▸ **GIVEN TASK**: Exclude the pictures and return every line exactly as written.

────────────────────────────────────────

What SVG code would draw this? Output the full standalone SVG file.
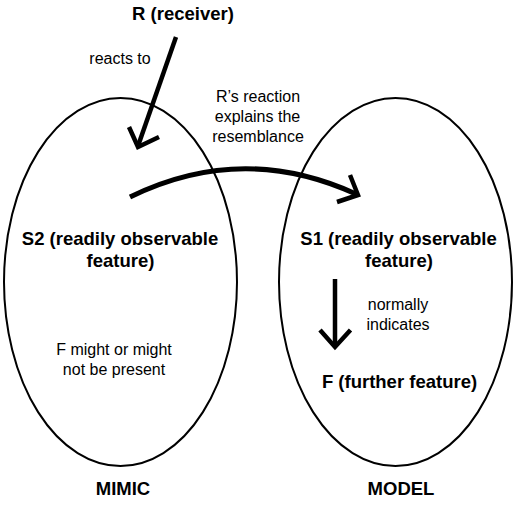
<svg xmlns="http://www.w3.org/2000/svg" width="517" height="507" viewBox="0 0 517 507">
<style>
  text { font-family: "Liberation Sans", Arial, sans-serif; fill: #000; text-anchor: middle; }
  .b { font-weight: bold; font-size: 18.5px; }
  .n { font-size: 16px; }
  .ell { fill: none; stroke: #000; stroke-width: 2; }
  .arr { fill: none; stroke: #000; stroke-width: 4.5; stroke-linecap: butt; stroke-linejoin: miter; }
</style>
<rect width="517" height="507" fill="#fff"/>
<g id="mimic">
  <ellipse class="ell" cx="120.5" cy="282" rx="116.5" ry="184"/>
  <text class="b" x="120" y="245">S2 (readily observable</text>
  <text class="b" x="120.5" y="267">feature)</text>
  <text class="n" x="114" y="355">F might or might</text>
  <text class="n" x="114" y="375">not be present</text>
  <text class="b" x="123" y="495">MIMIC</text>
</g>
<g id="model">
  <ellipse class="ell" cx="395.5" cy="282" rx="116.5" ry="184"/>
  <text class="b" x="398.5" y="245">S1 (readily observable</text>
  <text class="b" x="399" y="267">feature)</text>
  <text class="b" x="399.5" y="388">F (further feature)</text>
  <text class="b" x="401" y="495">MODEL</text>
</g>
<g id="receiver">
  <text class="b" x="183" y="20">R (receiver)</text>
</g>
<g id="connectors">
  <line class="arr" x1="176" y1="37" x2="138" y2="146"/>
  <polyline class="arr" points="129,127 138,147 159,137"/>
  <text class="n" x="120" y="64">reacts to</text>
  <path class="arr" d="M130,197 Q242,142 356,194" style="stroke-width:5"/>
  <polyline class="arr" points="350,175 358,195 337,202"/>
  <text class="n" x="258" y="102">R’s reaction</text>
  <text class="n" x="257.5" y="122">explains the</text>
  <text class="n" x="258" y="142">resemblance</text>
  <line class="arr" x1="335" y1="279" x2="335" y2="346"/>
  <polyline class="arr" points="320,330 335,347 350.5,330"/>
  <text class="n" x="398" y="310">normally</text>
  <text class="n" x="398" y="330">indicates</text>
</g>
</svg>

────────────────────────────────────────

▸ **WRITTEN RESPONSE**:
What SVG code would draw this? Output the full standalone SVG file.
<svg xmlns="http://www.w3.org/2000/svg" width="517" height="507" viewBox="0 0 517 507">
<style>
  text { font-family: "Liberation Sans", Arial, sans-serif; fill: #000; text-anchor: middle; }
  .b { font-weight: bold; font-size: 18.5px; }
  .n { font-size: 16px; }
  .ell { fill: none; stroke: #000; stroke-width: 2; }
  .arr { fill: none; stroke: #000; stroke-width: 4.5; stroke-linecap: butt; stroke-linejoin: miter; }
</style>
<rect width="517" height="507" fill="#fff"/>
<g id="mimic">
  <ellipse class="ell" cx="120.5" cy="282" rx="116.5" ry="184"/>
  <text class="b" x="120" y="245">S2 (readily observable</text>
  <text class="b" x="120.5" y="267">feature)</text>
  <text class="n" x="114" y="355">F might or might</text>
  <text class="n" x="114" y="375">not be present</text>
  <text class="b" x="123" y="495">MIMIC</text>
</g>
<g id="model">
  <ellipse class="ell" cx="395.5" cy="282" rx="116.5" ry="184"/>
  <text class="b" x="398.5" y="245">S1 (readily observable</text>
  <text class="b" x="399" y="267">feature)</text>
  <text class="b" x="399.5" y="388">F (further feature)</text>
  <text class="b" x="401" y="495">MODEL</text>
</g>
<g id="receiver">
  <text class="b" x="183" y="20">R (receiver)</text>
</g>
<g id="connectors">
  <line class="arr" x1="176" y1="37" x2="138" y2="146"/>
  <polyline class="arr" points="129,127 138,147 159,137"/>
  <text class="n" x="120" y="64">reacts to</text>
  <path class="arr" d="M130,197 Q242,142 356,194" style="stroke-width:5"/>
  <polyline class="arr" points="350,175 358,195 337,202"/>
  <text class="n" x="258" y="102">R’s reaction</text>
  <text class="n" x="257.5" y="122">explains the</text>
  <text class="n" x="258" y="142">resemblance</text>
  <line class="arr" x1="335" y1="279" x2="335" y2="346"/>
  <polyline class="arr" points="320,330 335,347 350.5,330"/>
  <text class="n" x="398" y="310">normally</text>
  <text class="n" x="398" y="330">indicates</text>
</g>
</svg>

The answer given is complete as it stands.